Two clouds on the horizon indicate trouble for the self-governance of Church institutions in the future. First: The more deeply a religious institution becomes involved in public funding, the more risk there is that it will become subject to public control. We have noted earlier the sound warning of Justice Scalia in the. Virginia Military Institute case, that private institutions, by accepting substantial governmental support, may be held bound by the mandates of the Equal Protection Clause.
A second cloud, now small but worth noticing, may involve some loss of the Church’s own authority. The American bishops have suggested that due process procedures be established in each diocese so that fairness may be assured to all Church employees. Well and good.

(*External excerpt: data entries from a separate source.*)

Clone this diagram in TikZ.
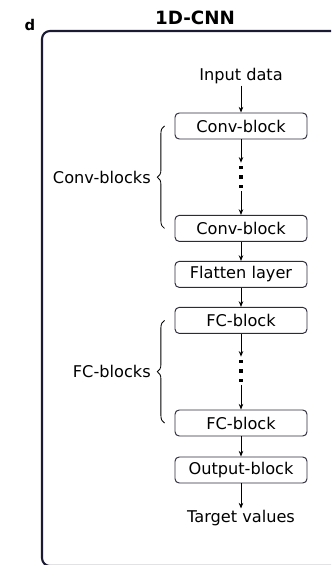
\documentclass[tikz,border=0pt]{standalone}
\usepackage{fontspec}
\setmainfont{DejaVu Sans}
\usetikzlibrary{arrows.meta,decorations.pathreplacing}
\definecolor{framenavy}{HTML}{1A1A33}
\definecolor{boxline}{HTML}{2B2B3B}

\begin{document}
\begin{tikzpicture}[font=\fontsize{11.5pt}{13pt}\selectfont, >={Stealth[length=4pt,width=3.2pt]},
  block/.style={draw=boxline, rounded corners=3pt, minimum width=3.3cm, minimum height=0.65cm, inner sep=1pt, line width=0.7pt},
  txt/.style={inner sep=1pt},
  vdotsbox/.style={minimum width=0.2cm, minimum height=0.7cm, inner sep=0pt,
    path picture={\foreach \dy in {-0.23,0,0.23}
      \fill ([yshift=\dy cm]path picture bounding box.center) +(-0.038,-0.038) rectangle +(0.038,0.038);}},
  arr/.style={->, line width=0.6pt},
  grp/.style={decorate, decoration={brace, amplitude=0.18cm}, line width=0.6pt}]
  \useasboundingbox (0,0) rectangle (8.275,-14.125);
  \clip (0,0) rectangle (8.275,-14.125);
  % panel frame
  \draw[framenavy, line width=1.5pt, rounded corners=0.2cm] (8.6,-0.775) -- (1.05,-0.775) -- (1.05,-14.15) -- (8.6,-14.15);
  \node[font=\bfseries\fontsize{13pt}{15pt}\selectfont] (title) at (4.875,-0.45) {1D-CNN};
  \node[font=\bfseries\fontsize{10.5pt}{12pt}\selectfont] (panel) at (0.75,-0.62) {d};
  % network
  \node[txt]      (input)   at (6.025,-1.9)    {Input data};
  \node[block]    (conv1)   at (6.025,-3.15)   {Conv-block};
  \node[vdotsbox] (dots1)   at (6.025,-4.425)  {};
  \node[block]    (conv2)   at (6.025,-5.71)   {Conv-block};
  \node[block]    (flatten) at (6.025,-6.86)   {Flatten layer};
  \node[block]    (fc1)     at (6.025,-8.01)   {FC-block};
  \node[vdotsbox] (dots2)   at (6.025,-9.275)  {};
  \node[block]    (fc2)     at (6.025,-10.575) {FC-block};
  \node[block]    (output)  at (6.025,-11.75)  {Output-block};
  \node[txt]      (target)  at (6.025,-12.95)  {Target values};
  \draw[arr] (input) -- (conv1);
  \draw[arr] (conv1) -- (dots1);
  \draw[arr] (dots1) -- (conv2);
  \draw[arr] (conv2) -- (flatten);
  \draw[arr] (flatten) -- (fc1);
  \draw[arr] (fc1) -- (dots2);
  \draw[arr] (dots2) -- (fc2);
  \draw[arr] (fc2) -- (output);
  \draw[arr] (output) -- (target);
  % groups
  \draw[grp] ([xshift=-0.25cm]conv2.west) -- node[left=0.3cm, txt] (convlbl) {Conv-blocks} ([xshift=-0.25cm]conv1.west);
  \draw[grp] ([xshift=-0.25cm]fc2.west) -- node[left=0.3cm, txt] (fclbl) {FC-blocks} ([xshift=-0.25cm]fc1.west);
\end{tikzpicture}
\end{document}
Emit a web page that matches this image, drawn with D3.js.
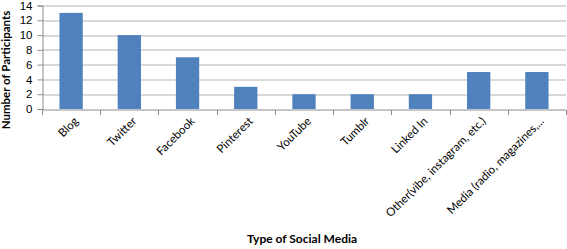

The elements of due process—notice of failure in job performance, a fair hearing, and a prompt decision—are invaluable in all employments.
But it would be the height of folly for dioceses to indulge completely the due process procedures followed by government agencies—especially where the problem is not bad typing or tardiness but heresy or scandal-giving. The Church does not want to make Church employees—even bad ones— crawl on their bellies. But the Church is not a democracy and may only hurt herself by trying to act like one. The Supreme Court’s decisions in Watson and later cases affirm that the Constitution allows the Church to be true to herself. She should rejoice in this and not debase her freedom by modishly running scared.